**Problem statement**
Can you print the data exactly and leave out each image?
==== Data records ====
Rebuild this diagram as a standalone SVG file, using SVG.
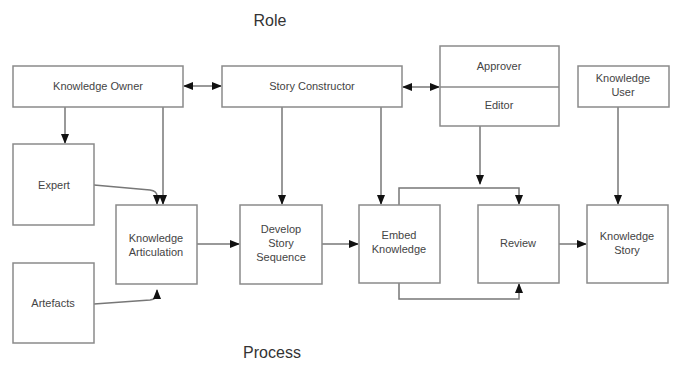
<svg xmlns="http://www.w3.org/2000/svg" width="674" height="385" viewBox="0 0 674 385">
<defs>
<marker id="ah" markerWidth="10" markerHeight="8" refX="9" refY="4" orient="auto" markerUnits="userSpaceOnUse">
<path d="M0,0 L10,4 L0,8 Z" fill="#111"/>
</marker>
<marker id="ahs" markerWidth="10" markerHeight="8" refX="1" refY="4" orient="auto" markerUnits="userSpaceOnUse">
<path d="M10,0 L0,4 L10,8 Z" fill="#111"/>
</marker>
<style>
.box{fill:#fff;stroke:#8a8a8a;stroke-width:1.5}
.t{font-family:"Liberation Sans",Arial,sans-serif;font-size:11px;fill:#444;text-anchor:middle}
.title{font-family:"Liberation Sans",Arial,sans-serif;font-size:16px;fill:#333;text-anchor:middle}
.c{fill:none;stroke:#777;stroke-width:1.5}
</style>
</defs>
<rect width="674" height="385" fill="#fff"/>
<text class="title" x="270" y="26">Role</text>
<text class="title" x="272" y="358">Process</text>

<g id="connectors">
<line class="c" x1="184" y1="86" x2="221" y2="86" marker-start="url(#ahs)" marker-end="url(#ah)"/>
<line class="c" x1="403" y1="87" x2="439" y2="87" marker-start="url(#ahs)" marker-end="url(#ah)"/>
<line class="c" x1="65" y1="107" x2="65" y2="143" marker-end="url(#ah)"/>
<line class="c" x1="163" y1="107" x2="163" y2="204" marker-end="url(#ah)"/>
<path class="c" d="M94,185 L150,190 Q157,191 157,196 L157,204" marker-end="url(#ah)"/>
<path class="c" d="M94,304 L150,300 Q157,299 157,294 L157,290" marker-end="url(#ah)"/>
<line class="c" x1="197" y1="244" x2="239" y2="244" marker-end="url(#ah)"/>
<line class="c" x1="282" y1="107" x2="282" y2="204" marker-end="url(#ah)"/>
<line class="c" x1="322" y1="244" x2="358" y2="244" marker-end="url(#ah)"/>
<line class="c" x1="381" y1="107" x2="381" y2="204" marker-end="url(#ah)"/>
<line class="c" x1="480" y1="126" x2="480" y2="184" marker-end="url(#ah)"/>
<path class="c" d="M399,205 L399,188 L519,188 L519,204" marker-end="url(#ah)"/>
<path class="c" d="M399,283 L399,299 L519,299 L519,284" marker-end="url(#ah)"/>
<line class="c" x1="559" y1="244" x2="586" y2="244" marker-end="url(#ah)"/>
<line class="c" x1="618" y1="107" x2="618" y2="204" marker-end="url(#ah)"/>
</g>

<g id="knowledge-owner"><rect class="box" x="13" y="66" width="170" height="41"/><text class="t" x="98" y="90">Knowledge Owner</text></g>
<g id="story-constructor"><rect class="box" x="222" y="66" width="180" height="41"/><text class="t" x="312" y="90">Story Constructor</text></g>
<g id="approver-editor"><rect class="box" x="440" y="46" width="119" height="80"/><line class="box" x1="440" y1="87" x2="559" y2="87"/><text class="t" x="499" y="70">Approver</text><text class="t" x="499" y="109">Editor</text></g>
<g id="knowledge-user"><rect class="box" x="578" y="66" width="91" height="41"/><text class="t" x="623" y="82">Knowledge</text><text class="t" x="623" y="96">User</text></g>
<g id="expert"><rect class="box" x="13" y="144" width="81" height="81"/><text class="t" x="54" y="189">Expert</text></g>
<g id="artefacts"><rect class="box" x="13" y="263" width="81" height="80"/><text class="t" x="53" y="307">Artefacts</text></g>
<g id="knowledge-articulation"><rect class="box" x="116" y="205" width="81" height="79"/><text class="t" x="156" y="242">Knowledge</text><text class="t" x="156" y="256">Articulation</text></g>
<g id="develop-story-sequence"><rect class="box" x="240" y="205" width="82" height="79"/><text class="t" x="281" y="233">Develop</text><text class="t" x="281" y="247">Story</text><text class="t" x="281" y="261">Sequence</text></g>
<g id="embed-knowledge"><rect class="box" x="359" y="205" width="81" height="78"/><text class="t" x="399" y="239">Embed</text><text class="t" x="399" y="253">Knowledge</text></g>
<g id="review"><rect class="box" x="478" y="205" width="81" height="78"/><text class="t" x="518" y="247">Review</text></g>
<g id="knowledge-story"><rect class="box" x="587" y="205" width="81" height="78"/><text class="t" x="627" y="240">Knowledge</text><text class="t" x="627" y="254">Story</text></g>
</svg>
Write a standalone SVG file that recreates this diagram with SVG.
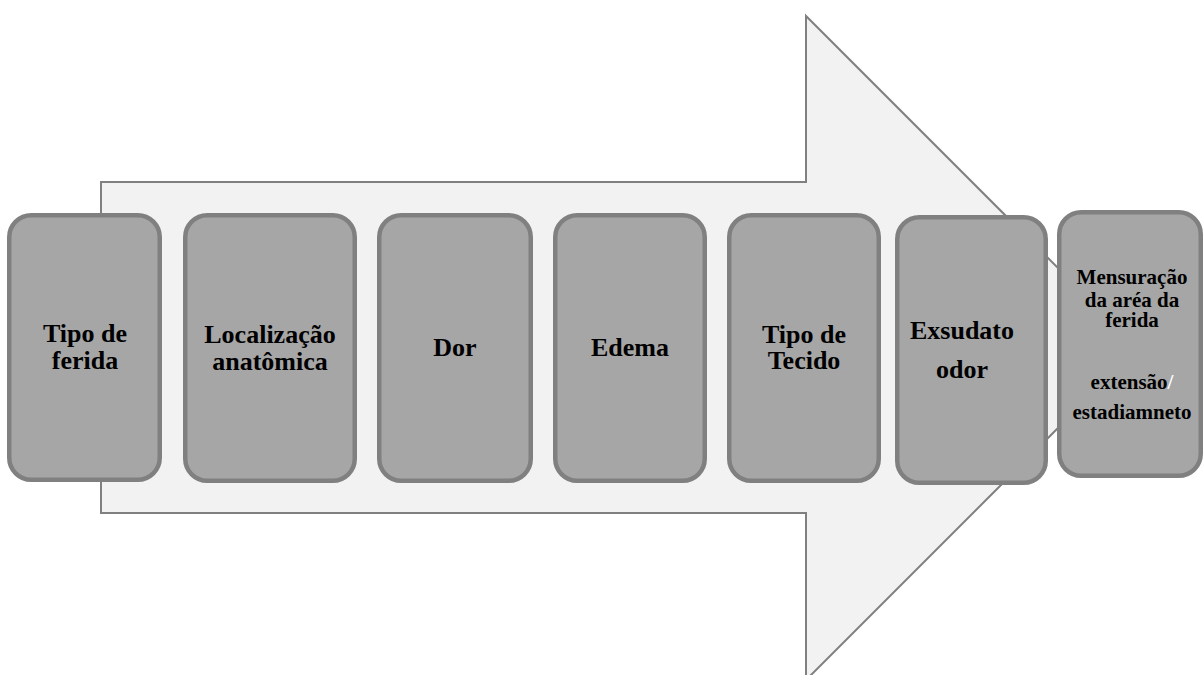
<svg xmlns="http://www.w3.org/2000/svg" width="1203" height="675" viewBox="0 0 1203 675">
<style>
.box{fill:#a6a6a6;stroke:#808080;stroke-width:4.5}
.t{font-family:"Liberation Serif","Times New Roman",serif;font-weight:bold;font-size:26px;fill:#000;text-anchor:middle}
.s{font-size:21px}
</style>
<rect width="1203" height="675" fill="#fff"/>
<g id="arrow">
<polygon points="101,182 806,182 806,16 1138,348 806,680 806,513 101,513" fill="#f2f2f2" stroke="#808080" stroke-width="2"/>
</g>
<g id="connectors"></g>
<g id="n1"><rect class="box" x="9.25" y="215.25" width="150.5" height="264.5" rx="22"/>
<text class="t" x="85" y="342">Tipo de</text><text class="t" x="85" y="369">ferida</text></g>
<g id="n2"><rect class="box" x="185.25" y="215.25" width="169.5" height="265.5" rx="22"/>
<text class="t" x="270" y="343">Localização</text><text class="t" x="270" y="370">anatômica</text></g>
<g id="n3"><rect class="box" x="379.25" y="215.25" width="151.5" height="265.5" rx="22"/>
<text class="t" x="455" y="356">Dor</text></g>
<g id="n4"><rect class="box" x="555.25" y="215.25" width="149.5" height="265.5" rx="22"/>
<text class="t" x="630" y="356">Edema</text></g>
<g id="n5"><rect class="box" x="729.25" y="215.25" width="149.5" height="265.5" rx="22"/>
<text class="t" x="804" y="343">Tipo de</text><text class="t" x="804" y="369">Tecido</text></g>
<g id="n6"><rect class="box" x="897.25" y="217.25" width="148.5" height="265.5" rx="22"/>
<text class="t" x="962" y="339">Exsudato</text><text class="t" x="962" y="378">odor</text></g>
<g id="n7"><rect class="box" x="1059.25" y="212.25" width="141.5" height="263.5" rx="22"/>
<text class="t s" x="1132" y="284">Mensuração</text>
<text class="t s" x="1132" y="307">da aréa da</text>
<text class="t s" x="1132" y="327">ferida</text>
<text class="t s" x="1132" y="389">extensão<tspan fill="#fff">/</tspan></text>
<text class="t s" x="1132" y="419">estadiamneto</text></g>
</svg>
====
**The reply**
Rebuild this diagram as a standalone SVG file, using SVG.
<svg xmlns="http://www.w3.org/2000/svg" width="674" height="385" viewBox="0 0 674 385">
<defs>
<marker id="ah" markerWidth="10" markerHeight="8" refX="9" refY="4" orient="auto" markerUnits="userSpaceOnUse">
<path d="M0,0 L10,4 L0,8 Z" fill="#111"/>
</marker>
<marker id="ahs" markerWidth="10" markerHeight="8" refX="1" refY="4" orient="auto" markerUnits="userSpaceOnUse">
<path d="M10,0 L0,4 L10,8 Z" fill="#111"/>
</marker>
<style>
.box{fill:#fff;stroke:#8a8a8a;stroke-width:1.5}
.t{font-family:"Liberation Sans",Arial,sans-serif;font-size:11px;fill:#444;text-anchor:middle}
.title{font-family:"Liberation Sans",Arial,sans-serif;font-size:16px;fill:#333;text-anchor:middle}
.c{fill:none;stroke:#777;stroke-width:1.5}
</style>
</defs>
<rect width="674" height="385" fill="#fff"/>
<text class="title" x="270" y="26">Role</text>
<text class="title" x="272" y="358">Process</text>

<g id="connectors">
<line class="c" x1="184" y1="86" x2="221" y2="86" marker-start="url(#ahs)" marker-end="url(#ah)"/>
<line class="c" x1="403" y1="87" x2="439" y2="87" marker-start="url(#ahs)" marker-end="url(#ah)"/>
<line class="c" x1="65" y1="107" x2="65" y2="143" marker-end="url(#ah)"/>
<line class="c" x1="163" y1="107" x2="163" y2="204" marker-end="url(#ah)"/>
<path class="c" d="M94,185 L150,190 Q157,191 157,196 L157,204" marker-end="url(#ah)"/>
<path class="c" d="M94,304 L150,300 Q157,299 157,294 L157,290" marker-end="url(#ah)"/>
<line class="c" x1="197" y1="244" x2="239" y2="244" marker-end="url(#ah)"/>
<line class="c" x1="282" y1="107" x2="282" y2="204" marker-end="url(#ah)"/>
<line class="c" x1="322" y1="244" x2="358" y2="244" marker-end="url(#ah)"/>
<line class="c" x1="381" y1="107" x2="381" y2="204" marker-end="url(#ah)"/>
<line class="c" x1="480" y1="126" x2="480" y2="184" marker-end="url(#ah)"/>
<path class="c" d="M399,205 L399,188 L519,188 L519,204" marker-end="url(#ah)"/>
<path class="c" d="M399,283 L399,299 L519,299 L519,284" marker-end="url(#ah)"/>
<line class="c" x1="559" y1="244" x2="586" y2="244" marker-end="url(#ah)"/>
<line class="c" x1="618" y1="107" x2="618" y2="204" marker-end="url(#ah)"/>
</g>

<g id="knowledge-owner"><rect class="box" x="13" y="66" width="170" height="41"/><text class="t" x="98" y="90">Knowledge Owner</text></g>
<g id="story-constructor"><rect class="box" x="222" y="66" width="180" height="41"/><text class="t" x="312" y="90">Story Constructor</text></g>
<g id="approver-editor"><rect class="box" x="440" y="46" width="119" height="80"/><line class="box" x1="440" y1="87" x2="559" y2="87"/><text class="t" x="499" y="70">Approver</text><text class="t" x="499" y="109">Editor</text></g>
<g id="knowledge-user"><rect class="box" x="578" y="66" width="91" height="41"/><text class="t" x="623" y="82">Knowledge</text><text class="t" x="623" y="96">User</text></g>
<g id="expert"><rect class="box" x="13" y="144" width="81" height="81"/><text class="t" x="54" y="189">Expert</text></g>
<g id="artefacts"><rect class="box" x="13" y="263" width="81" height="80"/><text class="t" x="53" y="307">Artefacts</text></g>
<g id="knowledge-articulation"><rect class="box" x="116" y="205" width="81" height="79"/><text class="t" x="156" y="242">Knowledge</text><text class="t" x="156" y="256">Articulation</text></g>
<g id="develop-story-sequence"><rect class="box" x="240" y="205" width="82" height="79"/><text class="t" x="281" y="233">Develop</text><text class="t" x="281" y="247">Story</text><text class="t" x="281" y="261">Sequence</text></g>
<g id="embed-knowledge"><rect class="box" x="359" y="205" width="81" height="78"/><text class="t" x="399" y="239">Embed</text><text class="t" x="399" y="253">Knowledge</text></g>
<g id="review"><rect class="box" x="478" y="205" width="81" height="78"/><text class="t" x="518" y="247">Review</text></g>
<g id="knowledge-story"><rect class="box" x="587" y="205" width="81" height="78"/><text class="t" x="627" y="240">Knowledge</text><text class="t" x="627" y="254">Story</text></g>
</svg>
Write a standalone SVG file that recreates this diagram with SVG.
<svg xmlns="http://www.w3.org/2000/svg" width="1203" height="675" viewBox="0 0 1203 675">
<style>
.box{fill:#a6a6a6;stroke:#808080;stroke-width:4.5}
.t{font-family:"Liberation Serif","Times New Roman",serif;font-weight:bold;font-size:26px;fill:#000;text-anchor:middle}
.s{font-size:21px}
</style>
<rect width="1203" height="675" fill="#fff"/>
<g id="arrow">
<polygon points="101,182 806,182 806,16 1138,348 806,680 806,513 101,513" fill="#f2f2f2" stroke="#808080" stroke-width="2"/>
</g>
<g id="connectors"></g>
<g id="n1"><rect class="box" x="9.25" y="215.25" width="150.5" height="264.5" rx="22"/>
<text class="t" x="85" y="342">Tipo de</text><text class="t" x="85" y="369">ferida</text></g>
<g id="n2"><rect class="box" x="185.25" y="215.25" width="169.5" height="265.5" rx="22"/>
<text class="t" x="270" y="343">Localização</text><text class="t" x="270" y="370">anatômica</text></g>
<g id="n3"><rect class="box" x="379.25" y="215.25" width="151.5" height="265.5" rx="22"/>
<text class="t" x="455" y="356">Dor</text></g>
<g id="n4"><rect class="box" x="555.25" y="215.25" width="149.5" height="265.5" rx="22"/>
<text class="t" x="630" y="356">Edema</text></g>
<g id="n5"><rect class="box" x="729.25" y="215.25" width="149.5" height="265.5" rx="22"/>
<text class="t" x="804" y="343">Tipo de</text><text class="t" x="804" y="369">Tecido</text></g>
<g id="n6"><rect class="box" x="897.25" y="217.25" width="148.5" height="265.5" rx="22"/>
<text class="t" x="962" y="339">Exsudato</text><text class="t" x="962" y="378">odor</text></g>
<g id="n7"><rect class="box" x="1059.25" y="212.25" width="141.5" height="263.5" rx="22"/>
<text class="t s" x="1132" y="284">Mensuração</text>
<text class="t s" x="1132" y="307">da aréa da</text>
<text class="t s" x="1132" y="327">ferida</text>
<text class="t s" x="1132" y="389">extensão<tspan fill="#fff">/</tspan></text>
<text class="t s" x="1132" y="419">estadiamneto</text></g>
</svg>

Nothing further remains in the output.